Florida court frees guaranty fund from paying attorney fees in settlement

A Hurricane Irma roof claim settled for $30,000 - then the insurer went under

Florida court frees guaranty fund from paying attorney fees in settlement

Risk, Compliance & Legal

By Regielyn Santiago

When an insurer goes broke, who pays its policyholders' lawyers? In Florida, not the state's insurance guaranty fund - at least not here. 

In a June 17, 2026 ruling, the Fourth District Court of Appeal sided with the Florida Insurance Guaranty Association, or FIGA, over a $10,507.90 piece of a hurricane settlement. FIGA, the court said, does not have to cover attorney's fees baked into a deal it inherited from an insurer that went under. 

The story began with Hurricane Irma in 2017. Homeowners David and Judith Hintz filed a claim for roof damage they said came from the storm, and their insurer denied it, pointing to "a lack of maintenance, wear and tear." The Hintzes sued for breach of contract and sought attorney's fees. 
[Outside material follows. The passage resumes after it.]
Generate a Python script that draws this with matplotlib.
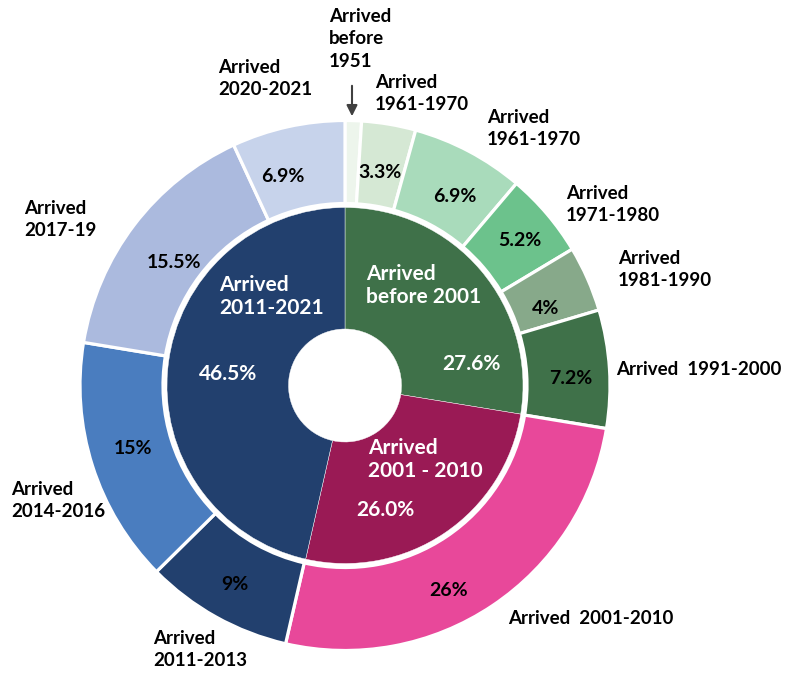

The two sides settled before trial for $30,000, paid in two checks. One, for $19,492.10, went jointly to the homeowners and others, including their mortgage company and lienholders. The second, for $10,507.90, was payable only to their attorneys. In exchange, the Hintzes agreed to release "any and all causes of action, suits, claims for loss and demands of any kind," including "attorney's fees." 

Then the insurer became insolvent. FIGA, the fund that backstops failed insurers, stepped in and paid the first check - but refused the second, calling attorney's fees something it is not required to cover. 

A trial court ordered FIGA to pay anyway. The appeals court reversed. 

It comes down to two words: "covered claim." Florida law makes FIGA responsible only "to the extent of the covered claims existing" against an insolvent insurer, and a covered claim is one that "arises out of, and is within the coverage" of the policy itself. Attorney's fees, the court said, don't qualify. Citing the Florida Supreme Court's 2012 Petty decision, it noted a statutory fee award "was not 'a covered claim.'" FIGA, it added, "does not simply step[] into the shoes of the insolvent insurer." 

The Hintzes argued the settlement never spelled out that the money was for fees, so FIGA could not treat it that way. The panel disagreed. A check written only to the law firm, paired with a release covering "attorney's fees," said enough. "We cannot conceive of any other explanation for the separate check to the law firm," the judges wrote. 

The practical lesson for claims teams: when settlement money is clearly carved out for a policyholder's lawyers, a guaranty fund inheriting an insolvency may not have to pay it. The wording of the deal - and the way the checks are cut - can decide who does.